Work instructions -
Print, exactly and with both ends included, the lines below that run from the one containing "Convert this chart to Chart.js code." to the one containing "const fontSize = 19;". Pictures are omitted.

..............................

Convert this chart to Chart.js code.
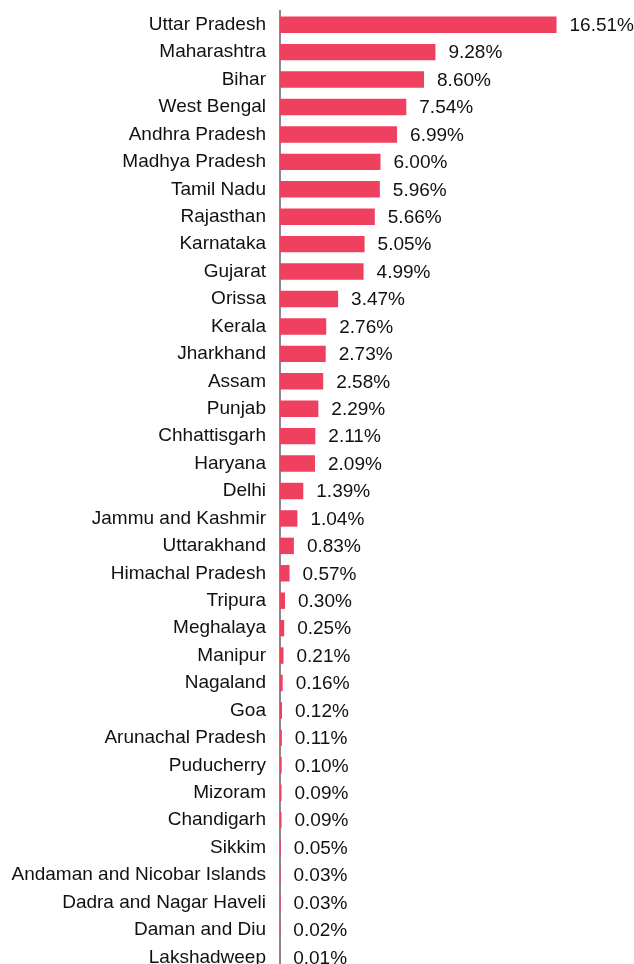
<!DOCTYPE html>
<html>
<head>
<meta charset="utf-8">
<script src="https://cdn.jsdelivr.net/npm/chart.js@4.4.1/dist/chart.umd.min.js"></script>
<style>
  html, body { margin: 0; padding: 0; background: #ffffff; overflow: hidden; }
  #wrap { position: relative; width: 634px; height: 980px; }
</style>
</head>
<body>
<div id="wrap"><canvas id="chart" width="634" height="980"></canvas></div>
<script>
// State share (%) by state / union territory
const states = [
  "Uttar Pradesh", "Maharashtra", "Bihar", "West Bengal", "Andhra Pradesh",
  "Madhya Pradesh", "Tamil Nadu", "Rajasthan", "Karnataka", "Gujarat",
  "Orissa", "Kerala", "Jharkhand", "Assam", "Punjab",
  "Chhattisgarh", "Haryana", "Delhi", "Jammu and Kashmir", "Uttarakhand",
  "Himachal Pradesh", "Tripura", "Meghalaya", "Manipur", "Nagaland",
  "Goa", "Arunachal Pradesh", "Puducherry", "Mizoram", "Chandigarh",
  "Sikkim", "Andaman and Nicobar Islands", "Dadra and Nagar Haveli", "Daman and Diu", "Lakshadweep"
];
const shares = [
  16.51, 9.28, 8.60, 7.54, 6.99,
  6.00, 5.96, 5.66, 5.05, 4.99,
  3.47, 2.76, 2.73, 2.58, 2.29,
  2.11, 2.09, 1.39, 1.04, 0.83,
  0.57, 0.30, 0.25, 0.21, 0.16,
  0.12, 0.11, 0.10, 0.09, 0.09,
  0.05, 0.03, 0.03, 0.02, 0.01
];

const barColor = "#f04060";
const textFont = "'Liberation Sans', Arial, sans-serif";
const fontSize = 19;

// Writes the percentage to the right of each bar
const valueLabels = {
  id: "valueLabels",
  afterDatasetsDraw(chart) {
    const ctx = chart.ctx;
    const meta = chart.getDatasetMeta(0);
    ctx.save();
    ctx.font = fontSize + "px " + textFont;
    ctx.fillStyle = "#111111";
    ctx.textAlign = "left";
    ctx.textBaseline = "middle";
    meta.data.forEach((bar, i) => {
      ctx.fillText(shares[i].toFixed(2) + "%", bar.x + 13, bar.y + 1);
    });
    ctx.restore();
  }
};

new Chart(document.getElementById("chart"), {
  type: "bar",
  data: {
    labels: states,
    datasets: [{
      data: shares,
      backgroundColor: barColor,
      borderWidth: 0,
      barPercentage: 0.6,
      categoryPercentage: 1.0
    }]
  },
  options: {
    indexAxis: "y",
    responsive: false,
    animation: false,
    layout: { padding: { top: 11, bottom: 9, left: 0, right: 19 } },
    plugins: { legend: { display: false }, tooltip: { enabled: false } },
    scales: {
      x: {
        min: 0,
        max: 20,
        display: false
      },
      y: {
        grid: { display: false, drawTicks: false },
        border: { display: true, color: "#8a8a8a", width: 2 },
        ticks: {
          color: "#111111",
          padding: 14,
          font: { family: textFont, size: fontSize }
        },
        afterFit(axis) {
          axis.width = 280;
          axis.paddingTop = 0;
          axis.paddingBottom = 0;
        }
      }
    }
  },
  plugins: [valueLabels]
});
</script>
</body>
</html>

..............................

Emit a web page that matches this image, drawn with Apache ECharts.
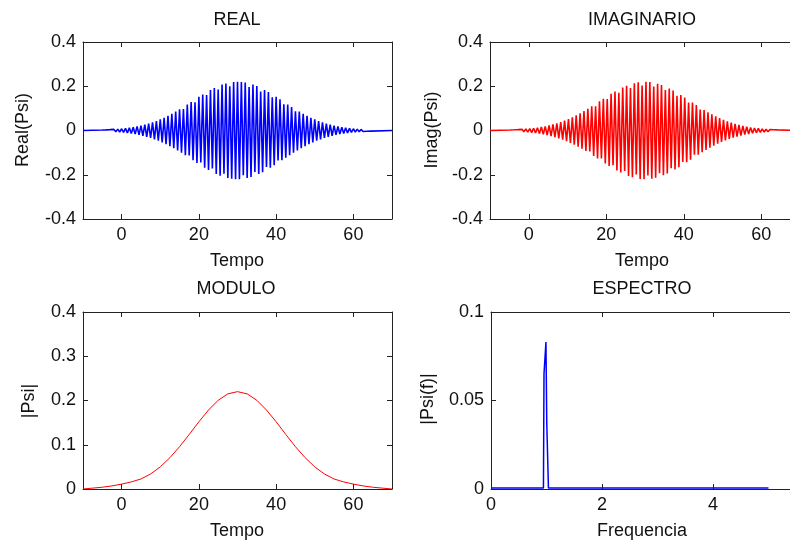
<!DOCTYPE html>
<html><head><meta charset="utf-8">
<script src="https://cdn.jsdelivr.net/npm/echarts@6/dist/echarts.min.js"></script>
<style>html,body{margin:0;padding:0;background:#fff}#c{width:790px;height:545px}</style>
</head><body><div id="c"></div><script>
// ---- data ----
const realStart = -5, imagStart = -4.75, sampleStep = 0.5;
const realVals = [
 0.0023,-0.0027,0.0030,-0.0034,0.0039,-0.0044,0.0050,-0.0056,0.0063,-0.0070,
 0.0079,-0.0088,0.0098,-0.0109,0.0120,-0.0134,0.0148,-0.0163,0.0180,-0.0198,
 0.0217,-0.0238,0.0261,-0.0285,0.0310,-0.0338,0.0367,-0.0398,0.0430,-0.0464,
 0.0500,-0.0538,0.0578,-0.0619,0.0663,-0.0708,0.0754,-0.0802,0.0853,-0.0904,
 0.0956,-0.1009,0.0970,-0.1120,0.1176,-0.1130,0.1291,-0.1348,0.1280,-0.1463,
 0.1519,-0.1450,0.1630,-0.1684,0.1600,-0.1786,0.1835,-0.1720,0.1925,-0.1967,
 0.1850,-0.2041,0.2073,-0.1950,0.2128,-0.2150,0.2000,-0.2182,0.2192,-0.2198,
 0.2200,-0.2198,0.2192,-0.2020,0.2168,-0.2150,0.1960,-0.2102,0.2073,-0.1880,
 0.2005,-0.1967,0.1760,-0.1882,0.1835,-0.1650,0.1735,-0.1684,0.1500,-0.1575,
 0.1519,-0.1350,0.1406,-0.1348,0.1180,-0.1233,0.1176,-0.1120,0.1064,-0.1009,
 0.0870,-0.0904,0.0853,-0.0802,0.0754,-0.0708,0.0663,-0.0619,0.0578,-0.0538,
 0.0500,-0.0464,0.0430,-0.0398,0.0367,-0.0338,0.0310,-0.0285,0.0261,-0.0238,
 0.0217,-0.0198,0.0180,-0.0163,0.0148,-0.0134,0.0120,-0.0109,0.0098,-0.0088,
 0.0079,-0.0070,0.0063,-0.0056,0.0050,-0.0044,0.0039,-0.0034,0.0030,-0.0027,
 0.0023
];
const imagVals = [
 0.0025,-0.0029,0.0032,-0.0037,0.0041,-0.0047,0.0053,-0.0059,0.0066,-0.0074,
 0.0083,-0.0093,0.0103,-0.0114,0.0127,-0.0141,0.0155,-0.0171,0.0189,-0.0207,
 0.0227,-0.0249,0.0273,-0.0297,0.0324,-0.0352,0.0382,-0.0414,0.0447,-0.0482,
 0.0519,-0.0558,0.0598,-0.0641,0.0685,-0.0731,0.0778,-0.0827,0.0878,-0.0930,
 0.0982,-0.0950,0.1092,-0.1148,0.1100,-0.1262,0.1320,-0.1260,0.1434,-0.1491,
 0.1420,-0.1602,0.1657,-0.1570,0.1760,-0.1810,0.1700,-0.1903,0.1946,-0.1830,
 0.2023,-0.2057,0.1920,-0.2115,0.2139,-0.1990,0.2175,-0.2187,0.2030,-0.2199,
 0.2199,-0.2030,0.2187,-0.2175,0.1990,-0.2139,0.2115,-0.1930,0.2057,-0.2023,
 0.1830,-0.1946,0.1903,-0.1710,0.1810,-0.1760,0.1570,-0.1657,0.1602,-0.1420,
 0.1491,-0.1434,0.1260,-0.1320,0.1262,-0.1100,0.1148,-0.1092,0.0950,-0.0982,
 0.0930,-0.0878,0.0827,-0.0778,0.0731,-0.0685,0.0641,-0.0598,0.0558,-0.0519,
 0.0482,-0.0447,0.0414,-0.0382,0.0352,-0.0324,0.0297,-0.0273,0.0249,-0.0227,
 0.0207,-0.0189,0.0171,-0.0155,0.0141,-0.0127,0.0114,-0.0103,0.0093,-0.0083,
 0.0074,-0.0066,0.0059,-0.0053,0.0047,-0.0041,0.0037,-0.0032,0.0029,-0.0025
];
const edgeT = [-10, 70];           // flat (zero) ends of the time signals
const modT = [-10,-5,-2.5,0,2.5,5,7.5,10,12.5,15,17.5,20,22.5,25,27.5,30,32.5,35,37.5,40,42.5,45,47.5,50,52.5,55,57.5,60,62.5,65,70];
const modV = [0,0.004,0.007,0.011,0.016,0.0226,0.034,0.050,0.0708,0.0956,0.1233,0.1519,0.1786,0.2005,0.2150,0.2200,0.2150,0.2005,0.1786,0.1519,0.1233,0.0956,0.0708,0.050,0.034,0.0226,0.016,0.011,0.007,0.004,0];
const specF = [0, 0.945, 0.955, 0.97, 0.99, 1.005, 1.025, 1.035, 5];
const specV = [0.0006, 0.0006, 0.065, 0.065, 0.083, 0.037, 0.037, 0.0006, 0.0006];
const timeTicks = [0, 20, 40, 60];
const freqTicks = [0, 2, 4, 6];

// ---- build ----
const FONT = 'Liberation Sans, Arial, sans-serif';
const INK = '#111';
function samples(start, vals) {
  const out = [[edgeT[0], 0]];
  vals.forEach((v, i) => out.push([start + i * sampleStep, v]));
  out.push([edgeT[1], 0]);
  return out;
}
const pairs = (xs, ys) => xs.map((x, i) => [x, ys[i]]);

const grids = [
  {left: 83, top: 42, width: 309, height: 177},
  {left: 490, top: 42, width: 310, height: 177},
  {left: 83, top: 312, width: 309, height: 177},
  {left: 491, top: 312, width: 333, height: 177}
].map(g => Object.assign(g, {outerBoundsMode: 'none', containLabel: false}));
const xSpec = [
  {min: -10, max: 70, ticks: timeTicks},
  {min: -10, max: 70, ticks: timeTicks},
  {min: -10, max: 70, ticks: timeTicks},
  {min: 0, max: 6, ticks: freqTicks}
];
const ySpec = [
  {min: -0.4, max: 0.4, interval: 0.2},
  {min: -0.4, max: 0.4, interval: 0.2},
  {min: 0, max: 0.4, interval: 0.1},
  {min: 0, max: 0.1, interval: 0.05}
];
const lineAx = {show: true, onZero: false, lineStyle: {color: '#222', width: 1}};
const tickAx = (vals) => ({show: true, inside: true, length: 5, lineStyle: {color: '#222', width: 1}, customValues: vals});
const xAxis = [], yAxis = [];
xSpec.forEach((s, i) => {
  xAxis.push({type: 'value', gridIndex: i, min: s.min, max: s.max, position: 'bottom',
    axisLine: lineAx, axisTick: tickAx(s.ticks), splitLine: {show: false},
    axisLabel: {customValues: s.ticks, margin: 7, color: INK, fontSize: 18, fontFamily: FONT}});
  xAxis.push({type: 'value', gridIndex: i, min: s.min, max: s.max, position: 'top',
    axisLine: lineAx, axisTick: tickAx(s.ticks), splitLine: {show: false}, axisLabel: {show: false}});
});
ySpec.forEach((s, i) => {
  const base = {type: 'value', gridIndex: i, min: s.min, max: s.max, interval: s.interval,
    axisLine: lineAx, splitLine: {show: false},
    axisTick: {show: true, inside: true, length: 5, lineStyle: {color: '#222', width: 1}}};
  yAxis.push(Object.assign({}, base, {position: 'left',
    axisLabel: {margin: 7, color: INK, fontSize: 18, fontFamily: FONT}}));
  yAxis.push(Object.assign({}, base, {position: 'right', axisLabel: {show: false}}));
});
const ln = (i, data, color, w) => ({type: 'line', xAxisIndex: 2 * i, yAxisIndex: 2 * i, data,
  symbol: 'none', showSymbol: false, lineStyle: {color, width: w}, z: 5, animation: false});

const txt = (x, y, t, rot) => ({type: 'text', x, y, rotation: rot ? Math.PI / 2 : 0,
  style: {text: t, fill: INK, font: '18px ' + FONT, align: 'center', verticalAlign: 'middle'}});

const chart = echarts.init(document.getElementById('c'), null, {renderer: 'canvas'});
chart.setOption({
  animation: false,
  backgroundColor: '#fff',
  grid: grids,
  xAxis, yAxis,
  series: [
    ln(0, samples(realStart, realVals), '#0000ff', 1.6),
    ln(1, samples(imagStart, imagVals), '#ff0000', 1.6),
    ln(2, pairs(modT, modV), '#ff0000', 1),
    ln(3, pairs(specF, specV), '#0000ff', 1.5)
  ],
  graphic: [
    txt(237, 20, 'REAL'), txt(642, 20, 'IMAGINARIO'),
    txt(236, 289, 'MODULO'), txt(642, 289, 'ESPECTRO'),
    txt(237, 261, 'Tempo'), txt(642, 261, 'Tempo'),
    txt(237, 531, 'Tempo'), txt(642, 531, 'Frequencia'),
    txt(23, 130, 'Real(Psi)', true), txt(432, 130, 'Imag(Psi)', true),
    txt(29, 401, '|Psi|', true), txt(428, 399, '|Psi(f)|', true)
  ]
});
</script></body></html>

..............................

Answer below -
Convert this chart to Chart.js code.
<!DOCTYPE html>
<html>
<head>
<meta charset="utf-8">
<script src="https://cdn.jsdelivr.net/npm/chart.js@4.4.1/dist/chart.umd.min.js"></script>
<style>
  html, body { margin: 0; padding: 0; background: #ffffff; overflow: hidden; }
  #wrap { position: relative; width: 634px; height: 980px; }
</style>
</head>
<body>
<div id="wrap"><canvas id="chart" width="634" height="980"></canvas></div>
<script>
// State share (%) by state / union territory
const states = [
  "Uttar Pradesh", "Maharashtra", "Bihar", "West Bengal", "Andhra Pradesh",
  "Madhya Pradesh", "Tamil Nadu", "Rajasthan", "Karnataka", "Gujarat",
  "Orissa", "Kerala", "Jharkhand", "Assam", "Punjab",
  "Chhattisgarh", "Haryana", "Delhi", "Jammu and Kashmir", "Uttarakhand",
  "Himachal Pradesh", "Tripura", "Meghalaya", "Manipur", "Nagaland",
  "Goa", "Arunachal Pradesh", "Puducherry", "Mizoram", "Chandigarh",
  "Sikkim", "Andaman and Nicobar Islands", "Dadra and Nagar Haveli", "Daman and Diu", "Lakshadweep"
];
const shares = [
  16.51, 9.28, 8.60, 7.54, 6.99,
  6.00, 5.96, 5.66, 5.05, 4.99,
  3.47, 2.76, 2.73, 2.58, 2.29,
  2.11, 2.09, 1.39, 1.04, 0.83,
  0.57, 0.30, 0.25, 0.21, 0.16,
  0.12, 0.11, 0.10, 0.09, 0.09,
  0.05, 0.03, 0.03, 0.02, 0.01
];

const barColor = "#f04060";
const textFont = "'Liberation Sans', Arial, sans-serif";
const fontSize = 19;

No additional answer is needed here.